30 Teams im Einsatz, von Flensburg bis zum Bodensee, so eine Werbeaktion verschlingt eine schöne Stange Geld. Alles in allem einen hohen siebenstelligen Betrag, weshalb der Promoter auch angehalten ist, für sein Geld (175 Mark pro Tag), was zu tun. 1.000 Lose am Tag sind zu verteilen, was nach Ansicht des Marketings bedeutet, dass ungefähr 800 Menschen ihren Gewinn auch abholen. Langjährige Studien haben ergeben, dass in vergleichbaren Fällen 20 Prozent der Lose direkt weggeworfen werden. Nach Meinung der Absatzstrategen sollte dann jeder Fünfte zum Erwerb eines ca. 250 Gramm schweren Stückes Käse zu animieren sein – macht 40 kg „Moosbacher“ am Tag.

In der Realität zeigt sich jedoch, dass bestenfalls jeder Zehnte maximal hundert Gramm kauft, und auch die Gewinne sind nicht immer jedermanns Geschmack: „Was soll ich mit ’nem Bleistift, ich hätt lieber ’n Block.“ Allein die Jutetaschen mit dem schmucken Firmenemblem sind überall heiß begehrt. Besonders die Promotiondamen anderer Firmen werden angesichts dieser Kleinode schwach. Sie bieten Bier, Konfekt und manches Versprechen. Und so geschieht es schon am dritten Tag, in Ratingen-West: Der Österreicher durchbricht das strikte Alkoholverbot.

Wenn der Käse fehlt

Unkalkulierbare Risiken gefährden mitunter den Erfolg einer minutiös geplanten Werbeaktion. Zum Beispiel: Das Promotionteam ist motiviert und pünktlich erschienen, jedoch der Käse nicht.

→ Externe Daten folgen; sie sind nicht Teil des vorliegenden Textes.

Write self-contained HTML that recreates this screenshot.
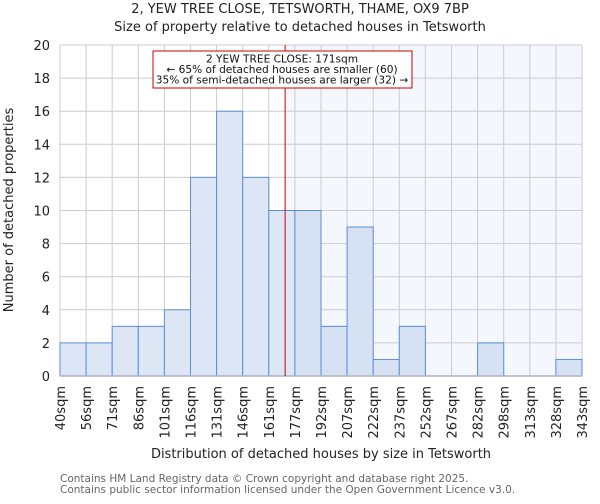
<!DOCTYPE html>
<html><head><meta charset="utf-8"><style>
body{margin:0;background:#fff;font-family:"DejaVu Sans","Liberation Sans",sans-serif}
</style></head><body>
<svg id="chart" width="600" height="500" xmlns="http://www.w3.org/2000/svg" font-family="DejaVu Sans, Liberation Sans, sans-serif">
<text x="300" y="13" text-anchor="middle" font-size="13" fill="#222">2, YEW TREE CLOSE, TETSWORTH, THAME, OX9 7BP</text>
<text x="300" y="31" text-anchor="middle" font-size="13" fill="#222">Size of property relative to detached houses in Tetsworth</text>
<g id="plot"></g>
<text x="321" y="458" text-anchor="middle" font-size="13" fill="#222">Distribution of detached houses by size in Tetsworth</text>
<text transform="translate(13,210) rotate(-90)" text-anchor="middle" font-size="13" fill="#222">Number of detached properties</text>
<text x="60" y="482" font-size="10.5" fill="#666">Contains HM Land Registry data © Crown copyright and database right 2025.</text>
<text x="60" y="493" font-size="10.5" fill="#666">Contains public sector information licensed under the Open Government Licence v3.0.</text>
</svg>
<script>
const categories=["40sqm","56sqm","71sqm","86sqm","101sqm","116sqm","131sqm","146sqm","161sqm","177sqm","192sqm","207sqm","222sqm","237sqm","252sqm","267sqm","282sqm","298sqm","313sqm","328sqm","343sqm"];
const counts=[2,2,3,3,4,12,16,12,10,10,3,9,1,3,0,0,2,0,0,1];
const binEdges=[40,56,71,86,101,116,131,146,161,177,192,207,222,237,252,267,282,298,313,328,343];
const yTicks=[0,2,4,6,8,10,12,14,16,18,20];
const markerValue=171;
const L=60,R=582,T=45,B=376,YMAX=20;
const n=counts.length,bw=(R-L)/n;
const NS="http://www.w3.org/2000/svg";
const g=document.getElementById('plot');
function x(i){return L+i*bw;}
function y(v){return B-v/YMAX*(B-T);}
function xv(v){let i=0;while(i<binEdges.length-2&&v>binEdges[i+1])i++;return x(i)+(v-binEdges[i])/(binEdges[i+1]-binEdges[i])*bw;}
function mk(t,a){const e=document.createElementNS(NS,t);for(const k in a)e.setAttribute(k,a[k]);g.appendChild(e);return e;}
const mx=xv(markerValue);
let e=mk('rect',{x:mx,y:T,width:R-mx,height:B-T,fill:'#f4f7fd'});


for(let i=0;i<=n;i++){e=mk('line',{x1:x(i),x2:x(i),y1:T,y2:B,stroke:'#cccccc','stroke-width':1});

}
yTicks.forEach(t=>{e=mk('line',{x1:L,x2:R,y1:y(t),y2:y(t),stroke:'#cccccc','stroke-width':1});


e=mk('text',{x:L-10,y:y(t)+5,'text-anchor':'end','font-size':13,fill:'#222'});e.textContent=t;

});
counts.forEach((c,i)=>{if(c<=0)return;
e=mk('rect',{x:x(i),y:y(c),width:bw,height:B-y(c),fill:x(i)>=mx?'#d6e1f3':'#dde6f4',stroke:'#5b8fd6','stroke-width':1});

});
categories.forEach((c,i)=>{e=mk('text',{transform:`translate(${x(i)+5},386) rotate(-90)`,'text-anchor':'end','font-size':13,fill:'#222'});e.textContent=c;

});
e=mk('line',{x1:L,x2:R,y1:B,y2:B,stroke:'#aab4c4','stroke-width':1.5});


e=mk('line',{x1:mx,x2:mx,y1:T,y2:B,stroke:'#cc0000','stroke-width':1});


e=mk('rect',{x:153,y:51,width:259,height:37,fill:'#fff',stroke:'#cc0000','stroke-width':1});


["2 YEW TREE CLOSE: 171sqm","← 65% of detached houses are smaller (60)","35% of semi-detached houses are larger (32) →"].forEach((s,k)=>{
e=mk('text',{x:282,y:62.5+k*10.5,'text-anchor':'middle','font-size':10.6,fill:'#111'});e.textContent=s;

});
</script>
</body></html>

Oder: Der Käse ist da, aber nicht mehr ganz frisch. Ganz selten: Im Prinzip ist er da, aber der Promoter ist wenig motiviert und findet ihn nicht.

Trotz gelegentlicher Probleme also, und obwohl der deutsche Käsemarkt offensichtlich nicht im Handstreich zu nehmen ist, gab es nach Abschluss der dreimonatigen Kampagne warmen Dank und einen Becher, auf dem in goldenen Lettern geschrieben stand: „Zur Erinnerung an eine gelungene Aktion“.